--- Rows ---
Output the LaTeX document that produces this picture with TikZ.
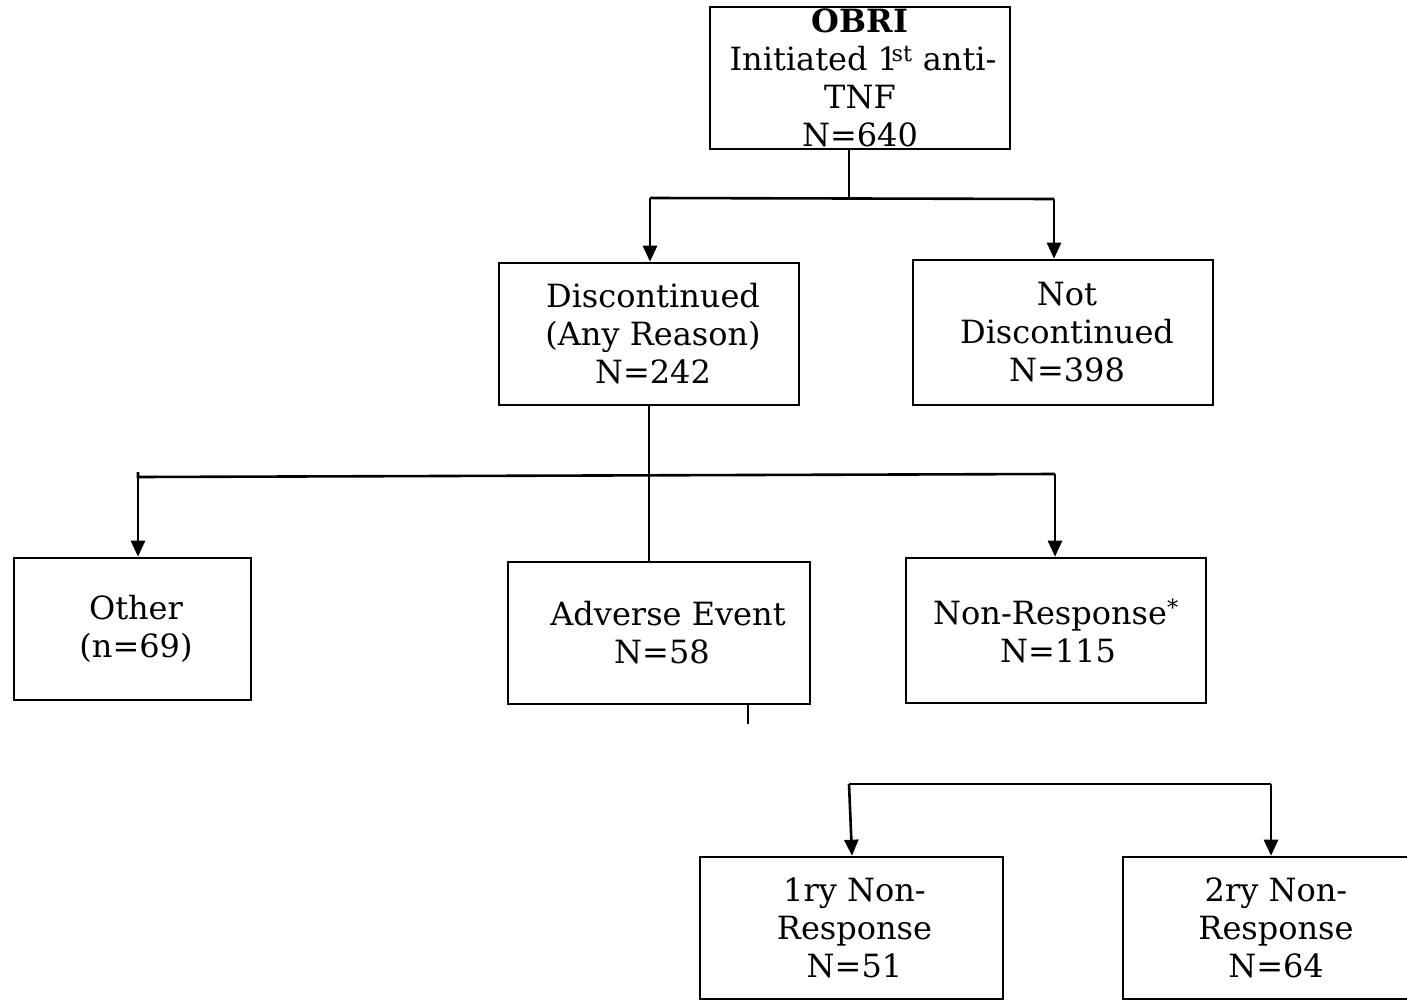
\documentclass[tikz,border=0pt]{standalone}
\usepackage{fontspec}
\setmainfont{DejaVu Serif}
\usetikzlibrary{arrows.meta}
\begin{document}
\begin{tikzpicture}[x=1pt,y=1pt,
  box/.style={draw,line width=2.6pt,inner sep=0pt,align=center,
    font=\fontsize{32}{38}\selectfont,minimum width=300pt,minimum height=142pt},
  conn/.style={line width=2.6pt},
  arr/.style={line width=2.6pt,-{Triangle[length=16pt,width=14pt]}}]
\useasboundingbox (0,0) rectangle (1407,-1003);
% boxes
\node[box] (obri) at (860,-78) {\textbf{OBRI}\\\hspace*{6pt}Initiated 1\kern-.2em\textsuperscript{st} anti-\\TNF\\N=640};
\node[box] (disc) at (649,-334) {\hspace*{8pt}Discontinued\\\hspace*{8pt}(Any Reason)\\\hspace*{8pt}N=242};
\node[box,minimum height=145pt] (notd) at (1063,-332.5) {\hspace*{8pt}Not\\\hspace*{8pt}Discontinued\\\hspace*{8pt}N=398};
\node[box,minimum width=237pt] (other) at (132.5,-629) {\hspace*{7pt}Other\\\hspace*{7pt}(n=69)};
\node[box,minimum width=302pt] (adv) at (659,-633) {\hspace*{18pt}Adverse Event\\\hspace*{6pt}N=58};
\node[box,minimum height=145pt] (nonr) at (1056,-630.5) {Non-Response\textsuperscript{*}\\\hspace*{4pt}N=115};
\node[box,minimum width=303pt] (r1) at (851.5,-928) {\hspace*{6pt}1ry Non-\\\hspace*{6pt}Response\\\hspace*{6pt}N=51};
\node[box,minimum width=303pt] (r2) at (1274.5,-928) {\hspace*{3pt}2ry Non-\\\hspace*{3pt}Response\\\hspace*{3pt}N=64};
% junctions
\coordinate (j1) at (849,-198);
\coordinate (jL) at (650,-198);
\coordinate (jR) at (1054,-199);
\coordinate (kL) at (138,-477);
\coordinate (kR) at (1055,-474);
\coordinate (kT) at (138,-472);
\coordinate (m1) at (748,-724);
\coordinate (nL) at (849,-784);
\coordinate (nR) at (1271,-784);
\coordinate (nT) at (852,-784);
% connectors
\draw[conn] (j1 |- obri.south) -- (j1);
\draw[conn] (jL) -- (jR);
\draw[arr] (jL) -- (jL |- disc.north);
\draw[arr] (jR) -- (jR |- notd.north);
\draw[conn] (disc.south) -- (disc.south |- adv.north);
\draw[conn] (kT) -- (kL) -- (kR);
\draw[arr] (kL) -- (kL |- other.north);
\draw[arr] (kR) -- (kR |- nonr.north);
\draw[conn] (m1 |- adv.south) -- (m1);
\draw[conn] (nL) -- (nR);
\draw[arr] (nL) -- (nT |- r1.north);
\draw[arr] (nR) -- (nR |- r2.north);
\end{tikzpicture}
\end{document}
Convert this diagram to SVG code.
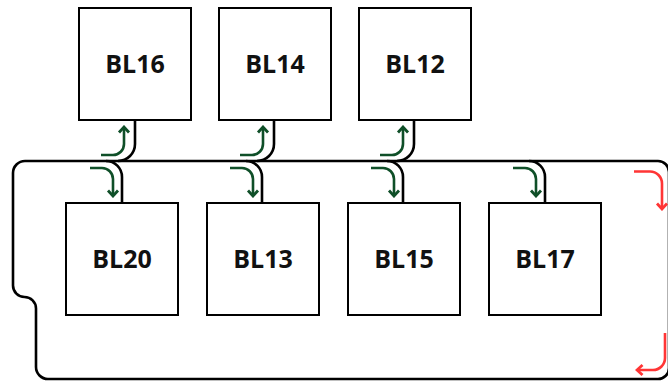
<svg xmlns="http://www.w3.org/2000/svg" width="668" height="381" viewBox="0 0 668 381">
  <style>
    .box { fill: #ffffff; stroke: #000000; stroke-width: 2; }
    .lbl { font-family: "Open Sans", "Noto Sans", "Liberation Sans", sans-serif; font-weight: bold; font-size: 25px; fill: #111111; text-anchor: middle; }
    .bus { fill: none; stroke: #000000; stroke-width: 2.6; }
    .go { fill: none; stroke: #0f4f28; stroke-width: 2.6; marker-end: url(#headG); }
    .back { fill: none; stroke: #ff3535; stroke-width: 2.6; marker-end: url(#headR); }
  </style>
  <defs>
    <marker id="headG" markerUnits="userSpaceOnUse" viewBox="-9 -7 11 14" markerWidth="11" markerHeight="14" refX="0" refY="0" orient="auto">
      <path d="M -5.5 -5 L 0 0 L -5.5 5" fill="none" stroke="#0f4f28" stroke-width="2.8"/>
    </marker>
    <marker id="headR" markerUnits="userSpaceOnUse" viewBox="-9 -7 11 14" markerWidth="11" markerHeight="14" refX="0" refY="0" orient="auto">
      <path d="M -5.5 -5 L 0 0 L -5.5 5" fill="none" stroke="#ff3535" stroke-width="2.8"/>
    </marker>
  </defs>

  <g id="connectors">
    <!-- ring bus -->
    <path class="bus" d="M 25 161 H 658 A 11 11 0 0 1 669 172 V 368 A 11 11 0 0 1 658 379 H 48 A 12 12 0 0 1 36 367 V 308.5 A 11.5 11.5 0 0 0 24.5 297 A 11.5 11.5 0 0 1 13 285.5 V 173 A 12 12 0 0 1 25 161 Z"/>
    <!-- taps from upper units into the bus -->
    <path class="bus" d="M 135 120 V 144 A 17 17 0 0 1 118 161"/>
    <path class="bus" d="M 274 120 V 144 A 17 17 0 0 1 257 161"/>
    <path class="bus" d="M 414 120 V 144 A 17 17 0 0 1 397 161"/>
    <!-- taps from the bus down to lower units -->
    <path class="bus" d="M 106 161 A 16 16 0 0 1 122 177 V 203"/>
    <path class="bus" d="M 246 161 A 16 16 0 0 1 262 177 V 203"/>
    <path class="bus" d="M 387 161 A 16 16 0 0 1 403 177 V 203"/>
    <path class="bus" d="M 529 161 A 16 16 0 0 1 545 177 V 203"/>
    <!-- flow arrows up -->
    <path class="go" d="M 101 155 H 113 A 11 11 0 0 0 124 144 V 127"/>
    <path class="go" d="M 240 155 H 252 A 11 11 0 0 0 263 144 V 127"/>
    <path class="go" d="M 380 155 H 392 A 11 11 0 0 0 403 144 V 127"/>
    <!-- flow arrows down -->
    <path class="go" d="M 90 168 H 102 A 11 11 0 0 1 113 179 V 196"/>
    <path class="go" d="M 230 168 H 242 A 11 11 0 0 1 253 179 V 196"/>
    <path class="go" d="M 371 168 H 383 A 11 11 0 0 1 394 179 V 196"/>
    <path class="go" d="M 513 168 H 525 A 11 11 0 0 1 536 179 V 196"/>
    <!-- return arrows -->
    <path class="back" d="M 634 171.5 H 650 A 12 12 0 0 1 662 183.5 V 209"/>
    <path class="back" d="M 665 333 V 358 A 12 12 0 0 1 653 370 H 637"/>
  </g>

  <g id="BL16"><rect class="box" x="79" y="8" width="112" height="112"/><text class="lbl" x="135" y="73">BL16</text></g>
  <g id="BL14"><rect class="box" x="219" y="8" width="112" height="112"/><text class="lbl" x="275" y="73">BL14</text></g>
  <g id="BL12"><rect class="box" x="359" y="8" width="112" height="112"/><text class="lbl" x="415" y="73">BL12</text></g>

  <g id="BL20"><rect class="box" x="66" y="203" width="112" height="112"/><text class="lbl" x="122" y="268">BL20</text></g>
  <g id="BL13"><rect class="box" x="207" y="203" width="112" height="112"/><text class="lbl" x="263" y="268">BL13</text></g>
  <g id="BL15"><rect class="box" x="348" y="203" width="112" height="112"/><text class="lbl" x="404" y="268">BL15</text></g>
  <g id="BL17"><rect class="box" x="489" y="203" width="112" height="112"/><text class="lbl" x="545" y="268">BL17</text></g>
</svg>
---
→ **Short problem**
Make an exact copy of every entry above, minus the images.

→ **Written response**
Output the LaTeX document that produces this picture with TikZ.
\documentclass[tikz,border=0pt]{standalone}
\usepackage{fontspec}
\setmainfont{DejaVu Serif}
\usetikzlibrary{arrows.meta}
\begin{document}
\begin{tikzpicture}[x=1pt,y=1pt,
  box/.style={draw,line width=2.6pt,inner sep=0pt,align=center,
    font=\fontsize{32}{38}\selectfont,minimum width=300pt,minimum height=142pt},
  conn/.style={line width=2.6pt},
  arr/.style={line width=2.6pt,-{Triangle[length=16pt,width=14pt]}}]
\useasboundingbox (0,0) rectangle (1407,-1003);
% boxes
\node[box] (obri) at (860,-78) {\textbf{OBRI}\\\hspace*{6pt}Initiated 1\kern-.2em\textsuperscript{st} anti-\\TNF\\N=640};
\node[box] (disc) at (649,-334) {\hspace*{8pt}Discontinued\\\hspace*{8pt}(Any Reason)\\\hspace*{8pt}N=242};
\node[box,minimum height=145pt] (notd) at (1063,-332.5) {\hspace*{8pt}Not\\\hspace*{8pt}Discontinued\\\hspace*{8pt}N=398};
\node[box,minimum width=237pt] (other) at (132.5,-629) {\hspace*{7pt}Other\\\hspace*{7pt}(n=69)};
\node[box,minimum width=302pt] (adv) at (659,-633) {\hspace*{18pt}Adverse Event\\\hspace*{6pt}N=58};
\node[box,minimum height=145pt] (nonr) at (1056,-630.5) {Non-Response\textsuperscript{*}\\\hspace*{4pt}N=115};
\node[box,minimum width=303pt] (r1) at (851.5,-928) {\hspace*{6pt}1ry Non-\\\hspace*{6pt}Response\\\hspace*{6pt}N=51};
\node[box,minimum width=303pt] (r2) at (1274.5,-928) {\hspace*{3pt}2ry Non-\\\hspace*{3pt}Response\\\hspace*{3pt}N=64};
% junctions
\coordinate (j1) at (849,-198);
\coordinate (jL) at (650,-198);
\coordinate (jR) at (1054,-199);
\coordinate (kL) at (138,-477);
\coordinate (kR) at (1055,-474);
\coordinate (kT) at (138,-472);
\coordinate (m1) at (748,-724);
\coordinate (nL) at (849,-784);
\coordinate (nR) at (1271,-784);
\coordinate (nT) at (852,-784);
% connectors
\draw[conn] (j1 |- obri.south) -- (j1);
\draw[conn] (jL) -- (jR);
\draw[arr] (jL) -- (jL |- disc.north);
\draw[arr] (jR) -- (jR |- notd.north);
\draw[conn] (disc.south) -- (disc.south |- adv.north);
\draw[conn] (kT) -- (kL) -- (kR);
\draw[arr] (kL) -- (kL |- other.north);
\draw[arr] (kR) -- (kR |- nonr.north);
\draw[conn] (m1 |- adv.south) -- (m1);
\draw[conn] (nL) -- (nR);
\draw[arr] (nL) -- (nT |- r1.north);
\draw[arr] (nR) -- (nR |- r2.north);
\end{tikzpicture}
\end{document}
Convert this diagram to SVG code.
<svg xmlns="http://www.w3.org/2000/svg" width="668" height="381" viewBox="0 0 668 381">
  <style>
    .box { fill: #ffffff; stroke: #000000; stroke-width: 2; }
    .lbl { font-family: "Open Sans", "Noto Sans", "Liberation Sans", sans-serif; font-weight: bold; font-size: 25px; fill: #111111; text-anchor: middle; }
    .bus { fill: none; stroke: #000000; stroke-width: 2.6; }
    .go { fill: none; stroke: #0f4f28; stroke-width: 2.6; marker-end: url(#headG); }
    .back { fill: none; stroke: #ff3535; stroke-width: 2.6; marker-end: url(#headR); }
  </style>
  <defs>
    <marker id="headG" markerUnits="userSpaceOnUse" viewBox="-9 -7 11 14" markerWidth="11" markerHeight="14" refX="0" refY="0" orient="auto">
      <path d="M -5.5 -5 L 0 0 L -5.5 5" fill="none" stroke="#0f4f28" stroke-width="2.8"/>
    </marker>
    <marker id="headR" markerUnits="userSpaceOnUse" viewBox="-9 -7 11 14" markerWidth="11" markerHeight="14" refX="0" refY="0" orient="auto">
      <path d="M -5.5 -5 L 0 0 L -5.5 5" fill="none" stroke="#ff3535" stroke-width="2.8"/>
    </marker>
  </defs>

  <g id="connectors">
    <!-- ring bus -->
    <path class="bus" d="M 25 161 H 658 A 11 11 0 0 1 669 172 V 368 A 11 11 0 0 1 658 379 H 48 A 12 12 0 0 1 36 367 V 308.5 A 11.5 11.5 0 0 0 24.5 297 A 11.5 11.5 0 0 1 13 285.5 V 173 A 12 12 0 0 1 25 161 Z"/>
    <!-- taps from upper units into the bus -->
    <path class="bus" d="M 135 120 V 144 A 17 17 0 0 1 118 161"/>
    <path class="bus" d="M 274 120 V 144 A 17 17 0 0 1 257 161"/>
    <path class="bus" d="M 414 120 V 144 A 17 17 0 0 1 397 161"/>
    <!-- taps from the bus down to lower units -->
    <path class="bus" d="M 106 161 A 16 16 0 0 1 122 177 V 203"/>
    <path class="bus" d="M 246 161 A 16 16 0 0 1 262 177 V 203"/>
    <path class="bus" d="M 387 161 A 16 16 0 0 1 403 177 V 203"/>
    <path class="bus" d="M 529 161 A 16 16 0 0 1 545 177 V 203"/>
    <!-- flow arrows up -->
    <path class="go" d="M 101 155 H 113 A 11 11 0 0 0 124 144 V 127"/>
    <path class="go" d="M 240 155 H 252 A 11 11 0 0 0 263 144 V 127"/>
    <path class="go" d="M 380 155 H 392 A 11 11 0 0 0 403 144 V 127"/>
    <!-- flow arrows down -->
    <path class="go" d="M 90 168 H 102 A 11 11 0 0 1 113 179 V 196"/>
    <path class="go" d="M 230 168 H 242 A 11 11 0 0 1 253 179 V 196"/>
    <path class="go" d="M 371 168 H 383 A 11 11 0 0 1 394 179 V 196"/>
    <path class="go" d="M 513 168 H 525 A 11 11 0 0 1 536 179 V 196"/>
    <!-- return arrows -->
    <path class="back" d="M 634 171.5 H 650 A 12 12 0 0 1 662 183.5 V 209"/>
    <path class="back" d="M 665 333 V 358 A 12 12 0 0 1 653 370 H 637"/>
  </g>

  <g id="BL16"><rect class="box" x="79" y="8" width="112" height="112"/><text class="lbl" x="135" y="73">BL16</text></g>
  <g id="BL14"><rect class="box" x="219" y="8" width="112" height="112"/><text class="lbl" x="275" y="73">BL14</text></g>
  <g id="BL12"><rect class="box" x="359" y="8" width="112" height="112"/><text class="lbl" x="415" y="73">BL12</text></g>

  <g id="BL20"><rect class="box" x="66" y="203" width="112" height="112"/><text class="lbl" x="122" y="268">BL20</text></g>
  <g id="BL13"><rect class="box" x="207" y="203" width="112" height="112"/><text class="lbl" x="263" y="268">BL13</text></g>
  <g id="BL15"><rect class="box" x="348" y="203" width="112" height="112"/><text class="lbl" x="404" y="268">BL15</text></g>
  <g id="BL17"><rect class="box" x="489" y="203" width="112" height="112"/><text class="lbl" x="545" y="268">BL17</text></g>
</svg>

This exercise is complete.